Ähnliche Erfolge aus Sicht der US-Militärs wurden auch aus der Stadt Kerbela gemeldet. Ob die irakischen Soldaten durch das Dauerbombardement und den Beschuss durch Panzer, Artillerie und tief fliegende AC-130-Flugzeuge der vergangenen Tage massenhaft getötet wurden oder ob sich die irakischen Einheiten aufgelöst haben, war gestern nicht klar. Auch gestern gab es wieder Berichte, dass sich einige Soldaten schon in die Hauptstadt zurückgezogen haben.

Die Hoheit über die Schlagzeilen hat das Pentagon damit zurückerobert. Die ständigen Fragen, ob es denn nun eine „Pause in der Operation“ geben werde –während weitere Truppen aus Texas und Deutschland eingeflogen werden – wird es zunächst einmal nicht mehr geben. Der militärische Erfolg der amerikanisch-britischen Offensive ist wieder in Kilometern messbar.

Das machte den Raum frei für ganz andere Nachrichten. Solche von tatsächlichen und potenziellen irakischen Selbstmordattentätern, die den Soldaten im Irak jedes Gefühl der Sicherheit nehmen, da auch jeder zivil gekleidete Iraker nun eine tödlich Gefahr darstellt.
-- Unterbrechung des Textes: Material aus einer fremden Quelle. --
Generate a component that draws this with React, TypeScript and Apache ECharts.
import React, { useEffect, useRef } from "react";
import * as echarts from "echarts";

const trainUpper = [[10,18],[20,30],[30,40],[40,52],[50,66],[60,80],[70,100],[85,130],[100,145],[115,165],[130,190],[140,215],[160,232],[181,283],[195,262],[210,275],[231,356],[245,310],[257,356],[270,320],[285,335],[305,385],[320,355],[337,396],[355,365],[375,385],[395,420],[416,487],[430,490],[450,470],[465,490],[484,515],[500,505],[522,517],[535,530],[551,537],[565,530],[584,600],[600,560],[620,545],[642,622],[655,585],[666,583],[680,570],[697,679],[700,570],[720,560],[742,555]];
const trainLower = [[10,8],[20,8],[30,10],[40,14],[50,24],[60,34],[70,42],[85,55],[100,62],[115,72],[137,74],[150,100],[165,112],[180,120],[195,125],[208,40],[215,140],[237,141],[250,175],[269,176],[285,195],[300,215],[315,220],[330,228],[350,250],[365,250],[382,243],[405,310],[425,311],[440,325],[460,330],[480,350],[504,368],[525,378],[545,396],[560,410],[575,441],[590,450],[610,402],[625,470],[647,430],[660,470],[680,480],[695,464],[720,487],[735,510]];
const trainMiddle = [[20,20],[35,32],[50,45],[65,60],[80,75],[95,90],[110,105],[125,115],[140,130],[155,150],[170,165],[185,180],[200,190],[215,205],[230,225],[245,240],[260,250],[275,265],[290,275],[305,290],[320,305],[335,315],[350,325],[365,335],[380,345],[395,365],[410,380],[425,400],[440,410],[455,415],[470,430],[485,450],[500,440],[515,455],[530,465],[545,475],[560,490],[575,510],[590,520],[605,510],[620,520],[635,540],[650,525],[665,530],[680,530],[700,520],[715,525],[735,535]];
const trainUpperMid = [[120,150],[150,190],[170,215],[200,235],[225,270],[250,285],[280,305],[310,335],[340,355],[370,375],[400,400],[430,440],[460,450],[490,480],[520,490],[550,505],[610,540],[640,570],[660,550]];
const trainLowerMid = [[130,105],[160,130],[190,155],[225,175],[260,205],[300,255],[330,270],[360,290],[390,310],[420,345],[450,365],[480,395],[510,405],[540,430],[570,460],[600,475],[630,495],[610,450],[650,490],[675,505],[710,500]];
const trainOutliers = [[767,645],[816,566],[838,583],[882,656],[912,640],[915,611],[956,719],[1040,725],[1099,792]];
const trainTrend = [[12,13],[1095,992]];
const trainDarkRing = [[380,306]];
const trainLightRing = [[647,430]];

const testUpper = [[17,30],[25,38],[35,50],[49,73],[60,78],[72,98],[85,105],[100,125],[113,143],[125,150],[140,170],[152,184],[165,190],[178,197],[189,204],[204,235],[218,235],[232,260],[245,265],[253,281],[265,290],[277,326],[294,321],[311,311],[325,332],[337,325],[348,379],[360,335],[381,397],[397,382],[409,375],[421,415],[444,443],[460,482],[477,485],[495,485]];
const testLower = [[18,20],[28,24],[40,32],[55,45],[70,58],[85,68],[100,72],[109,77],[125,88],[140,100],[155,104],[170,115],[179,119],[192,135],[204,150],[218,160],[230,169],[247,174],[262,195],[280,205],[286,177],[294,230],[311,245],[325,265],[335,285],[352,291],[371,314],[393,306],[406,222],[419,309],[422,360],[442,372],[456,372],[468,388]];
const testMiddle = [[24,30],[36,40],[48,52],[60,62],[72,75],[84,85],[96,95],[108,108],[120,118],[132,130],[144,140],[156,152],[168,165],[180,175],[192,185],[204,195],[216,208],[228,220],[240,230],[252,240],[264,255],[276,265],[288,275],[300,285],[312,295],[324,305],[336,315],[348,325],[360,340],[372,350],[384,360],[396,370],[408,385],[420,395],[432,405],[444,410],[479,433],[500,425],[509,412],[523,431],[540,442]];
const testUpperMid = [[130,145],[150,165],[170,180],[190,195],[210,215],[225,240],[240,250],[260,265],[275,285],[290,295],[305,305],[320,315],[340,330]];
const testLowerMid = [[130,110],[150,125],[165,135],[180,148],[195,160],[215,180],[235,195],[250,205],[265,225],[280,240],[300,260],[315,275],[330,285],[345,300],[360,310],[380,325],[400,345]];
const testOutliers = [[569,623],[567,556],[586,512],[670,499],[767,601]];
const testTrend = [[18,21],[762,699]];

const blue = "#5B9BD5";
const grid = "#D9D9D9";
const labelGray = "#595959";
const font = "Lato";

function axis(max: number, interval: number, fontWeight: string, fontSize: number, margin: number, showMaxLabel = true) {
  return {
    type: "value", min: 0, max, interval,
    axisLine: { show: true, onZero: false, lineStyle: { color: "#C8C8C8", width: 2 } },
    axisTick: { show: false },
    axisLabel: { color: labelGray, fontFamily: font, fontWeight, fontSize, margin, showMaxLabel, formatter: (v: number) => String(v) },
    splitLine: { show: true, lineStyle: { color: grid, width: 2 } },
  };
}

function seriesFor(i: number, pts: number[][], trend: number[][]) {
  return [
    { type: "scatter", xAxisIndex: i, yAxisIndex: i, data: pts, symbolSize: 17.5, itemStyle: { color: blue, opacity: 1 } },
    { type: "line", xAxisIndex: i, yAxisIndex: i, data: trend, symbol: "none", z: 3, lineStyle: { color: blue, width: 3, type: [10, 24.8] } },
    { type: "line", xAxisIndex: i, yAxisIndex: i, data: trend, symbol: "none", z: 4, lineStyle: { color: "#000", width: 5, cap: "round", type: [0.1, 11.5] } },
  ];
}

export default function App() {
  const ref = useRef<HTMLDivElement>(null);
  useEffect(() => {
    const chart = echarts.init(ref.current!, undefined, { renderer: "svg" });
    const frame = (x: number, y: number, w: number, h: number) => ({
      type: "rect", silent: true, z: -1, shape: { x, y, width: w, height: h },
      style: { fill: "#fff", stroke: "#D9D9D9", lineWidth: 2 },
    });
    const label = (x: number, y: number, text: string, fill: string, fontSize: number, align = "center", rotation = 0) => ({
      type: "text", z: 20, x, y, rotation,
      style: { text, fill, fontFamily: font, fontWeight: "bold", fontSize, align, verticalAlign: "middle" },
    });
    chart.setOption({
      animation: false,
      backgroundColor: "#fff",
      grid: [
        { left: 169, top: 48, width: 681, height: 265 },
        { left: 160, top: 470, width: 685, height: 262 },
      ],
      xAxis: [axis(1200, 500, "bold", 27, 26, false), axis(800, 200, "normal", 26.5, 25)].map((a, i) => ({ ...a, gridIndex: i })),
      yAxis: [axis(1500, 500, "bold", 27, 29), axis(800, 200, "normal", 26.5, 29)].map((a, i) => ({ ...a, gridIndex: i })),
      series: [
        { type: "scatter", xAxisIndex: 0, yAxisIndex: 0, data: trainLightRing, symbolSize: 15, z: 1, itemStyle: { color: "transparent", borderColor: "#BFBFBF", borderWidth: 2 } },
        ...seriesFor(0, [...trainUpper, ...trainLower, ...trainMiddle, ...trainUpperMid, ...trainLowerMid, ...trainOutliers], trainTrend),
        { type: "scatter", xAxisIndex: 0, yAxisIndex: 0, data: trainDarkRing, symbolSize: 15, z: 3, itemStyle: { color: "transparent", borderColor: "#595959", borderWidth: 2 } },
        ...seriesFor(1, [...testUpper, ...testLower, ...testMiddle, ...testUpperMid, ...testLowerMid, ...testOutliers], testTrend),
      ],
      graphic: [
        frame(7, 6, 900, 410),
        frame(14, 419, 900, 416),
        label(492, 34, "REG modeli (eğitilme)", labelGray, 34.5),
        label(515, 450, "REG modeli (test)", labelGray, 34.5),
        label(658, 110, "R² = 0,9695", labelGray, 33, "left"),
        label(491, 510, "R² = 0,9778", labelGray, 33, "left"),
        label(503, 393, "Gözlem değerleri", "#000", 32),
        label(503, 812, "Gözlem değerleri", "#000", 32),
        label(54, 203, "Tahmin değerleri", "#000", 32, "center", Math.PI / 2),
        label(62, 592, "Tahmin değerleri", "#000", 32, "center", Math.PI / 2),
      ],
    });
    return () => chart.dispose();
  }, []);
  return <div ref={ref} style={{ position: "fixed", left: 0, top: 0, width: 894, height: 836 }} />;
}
Aber auch Berichte über getötete Kinder und andere unbewaffnete Iraker, die nicht nur die Motivation der Truppen beschädigen dürften, sondern vor allem die internationale Kritik an diesem Krieg steigen lassen würden. Und schließlich wurde die nachrichtenarme Zeit auch noch mit Berichten über heftigen Streit innerhalb des Pentagons gefüllt.

Mit jedem Kilometer, den die US-Truppen näher an die Hauptstadt heranrücken, so die Hoffnung der Militärplaner, wird die aussichtslose Lage des Regimes offensichtlicher. Die Mehrzahl der Iraker würde sich dann gegen die alten Strukturen stellen. Desertionen unter den irakischen Truppen würden zunehmen – eine Hoffnung, die auch schon vor Beginn des Krieges die Planung bestimmte.
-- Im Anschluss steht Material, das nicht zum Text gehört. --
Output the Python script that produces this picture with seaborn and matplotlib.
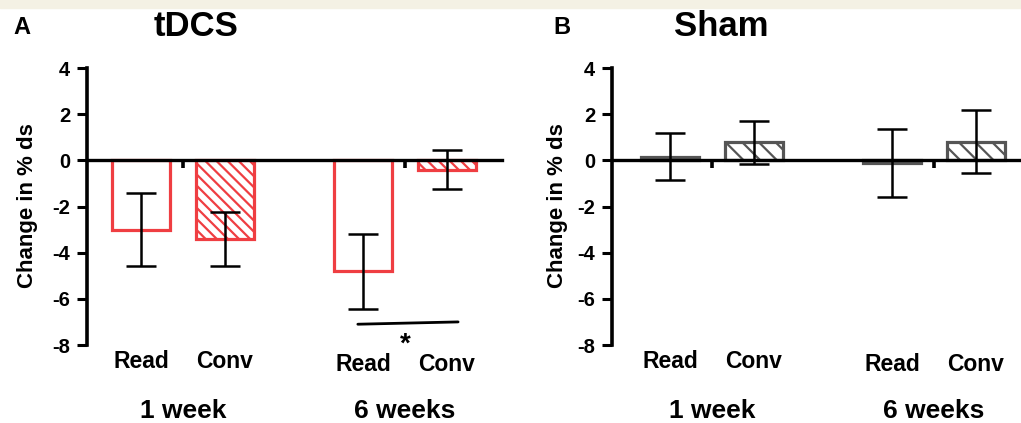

Eine Strategie, die aufgehen, die aber auch in einem Desaster enden kann. Denn die Aufstellung der Republikanischen Garden südlich von Bagdad war Bestandteil der konventionellen Kriegsführung, in der das irakische Militär den US-Streikräften unterlegen ist. Eine Massierung von Truppen im unbebauten Gelände stellt ein perfektes Ziel für Luftangriffe dar. Wenn die US-Truppen aber erst einmal in Bagdad sind, fängt ein anderer Krieg an. Korrespondenten berichten schon von Barrieren, von Schutzwällen und von Soldaten, die in der Stadt Waffen eingraben. Der Vormarsch der US-Truppen, so scheint es, führt direkt in einen Häuserkampf von ungewisser Dauer.